Wydawca: Kyrck Productions & Armour, 2024
No nieźle. Dwanaście lat czekania na nowy krążek to jak wieczność. Scena już nie jest taka sama jak kiedyś. Black metal zdążył się już niemal w pełni zmienić w swoją karykaturę, a na horyzoncie brak godnych i prawdziwych następców. Wieczność. I wtedy wjeżdża Aptorian Demon, cały na czarno…

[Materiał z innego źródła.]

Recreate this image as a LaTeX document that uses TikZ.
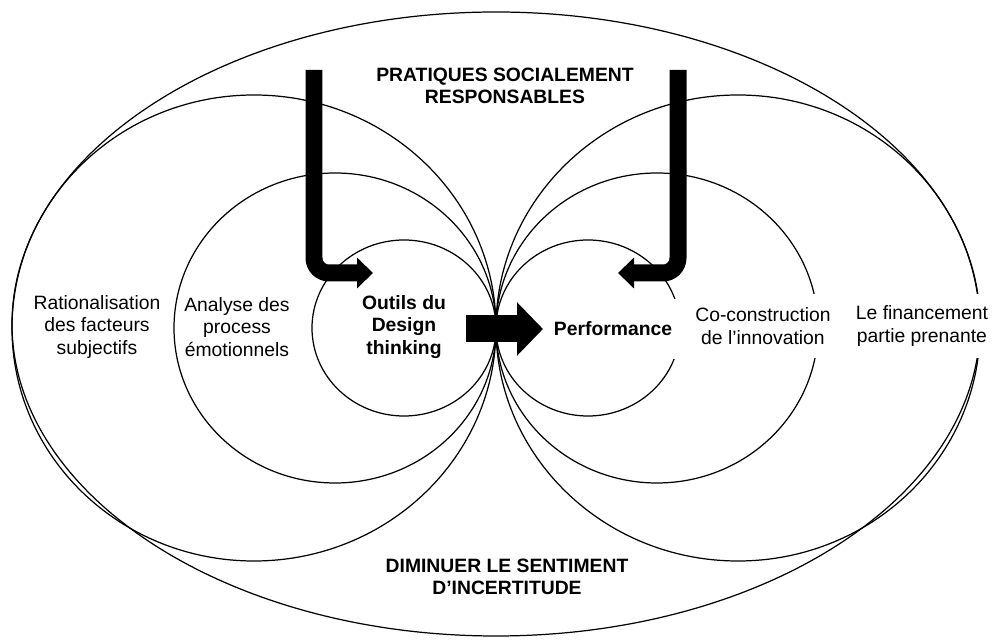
\documentclass[tikz,border=0pt]{standalone}
\usepackage{fontspec}
\setmainfont{Liberation Sans}
\usetikzlibrary{arrows.meta}

\tikzset{
  ring/.style={black, line width=0.7pt},
  lbl/.style={align=center, inner sep=1pt, font=\fontsize{11}{12.8}\selectfont},
  boldlbl/.style={lbl, font=\fontsize{11}{12.8}\selectfont\bfseries},
  gap/.style={fill=white, minimum height=1.3cm},
  bigarrow/.style={black, line width=0.34cm, rounded corners=0.3cm,
    -{Triangle[width=0.6cm, length=0.32cm]}}
}

\begin{document}
\begin{tikzpicture}[x=0.02cm, y=-0.02cm]
\useasboundingbox (0,0) rectangle (992,641);

\coordinate (T) at (496,328);
\draw[ring] (496,324) ellipse [x radius=484, y radius=312];
\foreach \a/\b in {242/233, 161/155, 92/88} {
  \draw[ring] (T) ++(-\a,0) ellipse [x radius=\a, y radius=\b];
  \draw[ring] (T) ++(\a,0) ellipse [x radius=\a, y radius=\b];
}

\node[boldlbl] (prat) at (505,86) {PRATIQUES SOCIALEMENT\\RESPONSABLES};
\node[boldlbl] (dimin) at (507,577) {DIMINUER LE SENTIMENT\\D’INCERTITUDE};

\node[lbl] (ratio) at (97,327) {Rationalisation\\des facteurs\\subjectifs};
\node[lbl] (analyse) at (237,327) {Analyse des\\process\\émotionnels};
\node[boldlbl] (outils) at (404,327) {Outils du\\Design\\thinking};
\node[boldlbl, gap, inner xsep=6pt, minimum height=1.2cm] (perf) at (613,329) {Performance};
\node[lbl, gap] (coco) at (763,326) {Co-construction\\de l’innovation};
\node[lbl, gap] (fin) at (922,326) {Le financement\\partie prenante};

% fleches
\coordinate (la) at (314,70);
\coordinate (lb) at (314,273);
\coordinate (lc) at (373,273);
\coordinate (ra) at (678,70);
\coordinate (rb) at (678,273);
\coordinate (rc) at (618,273);
\draw[bigarrow] (la) -- (lb) -- (lc);
\draw[bigarrow] (ra) -- (rb) -- (rc);

\coordinate (ma) at (466,329);
\coordinate (mb) at (543,329);
\draw[black, line width=0.54cm, -{Triangle[width=1.04cm, length=0.52cm]}] (ma) -- (mb);
\end{tikzpicture}
\end{document}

Nie, żebym pałował się Norwegami za każdym razem, ale to chyba jeden z nielicznych hordes na tym smutnym padole, który trzyma się klasycznej (czy jak kto woli: nidrosiańskiej) ścieżki norweskiego black metalu. I podczas gdy dajmy (nie szukając daleko na scenie nidros) takie Mare wjechało swoim przekombinowanym “Ebony Tower” w 2018 roku, tak teraz Aptorian Demon wjeżdża swoim “Liv tar slutt”, które jest po prostu świetne. Nie za długie, nie za krótkie. Takie skrojone w sam raz i przede wszystkim, w pełni black metalowe. Takie prosto z otchłani norweskich lasów początku lat dziewięćdziesiątych. Mamy więc tu miejsce i dla w pełni zagranego na gitarze akustycznej, transowego wręcz “Sviking”, jak i na wskroś blackowego “Når livet tar slutt” czy demonicznego, pędzącego niczym tytułowa wiedźma na miotle “Die Hexe von Buchenwald” z zajebistą partią basu. W ogóle ten instrument robi tu pierwszorzędną robotę, dając temu albumowi charakterystyczny sound i feeling, a wokale Storhetsvanviddets Mestera oraz KK tylko pogłębiają – i tak już sięgającą otchłani – czerń tego krążka. I pozostaje już tylko ten cholerny niedosyt, że wszystko tu zamyka się w niespełna dwudziestu ośmiu minutach tego na wskroś czortowego, wręcz satanistycznego grania, które w swej różnorodności zdecydowanie wybija się ponad obecną przeciętność w gatunku.
Co można więcej o tak krótkim “Liv tar slutt” napisać? To naprawdę świetny materiał, na którym Aptorian Demon kontynuuje drogę obraną na “Libertus” nie tracąc nic ze swojego charakteru. Fanatycy, jak i młodzi adepci tej sztuki na pewno to docenią.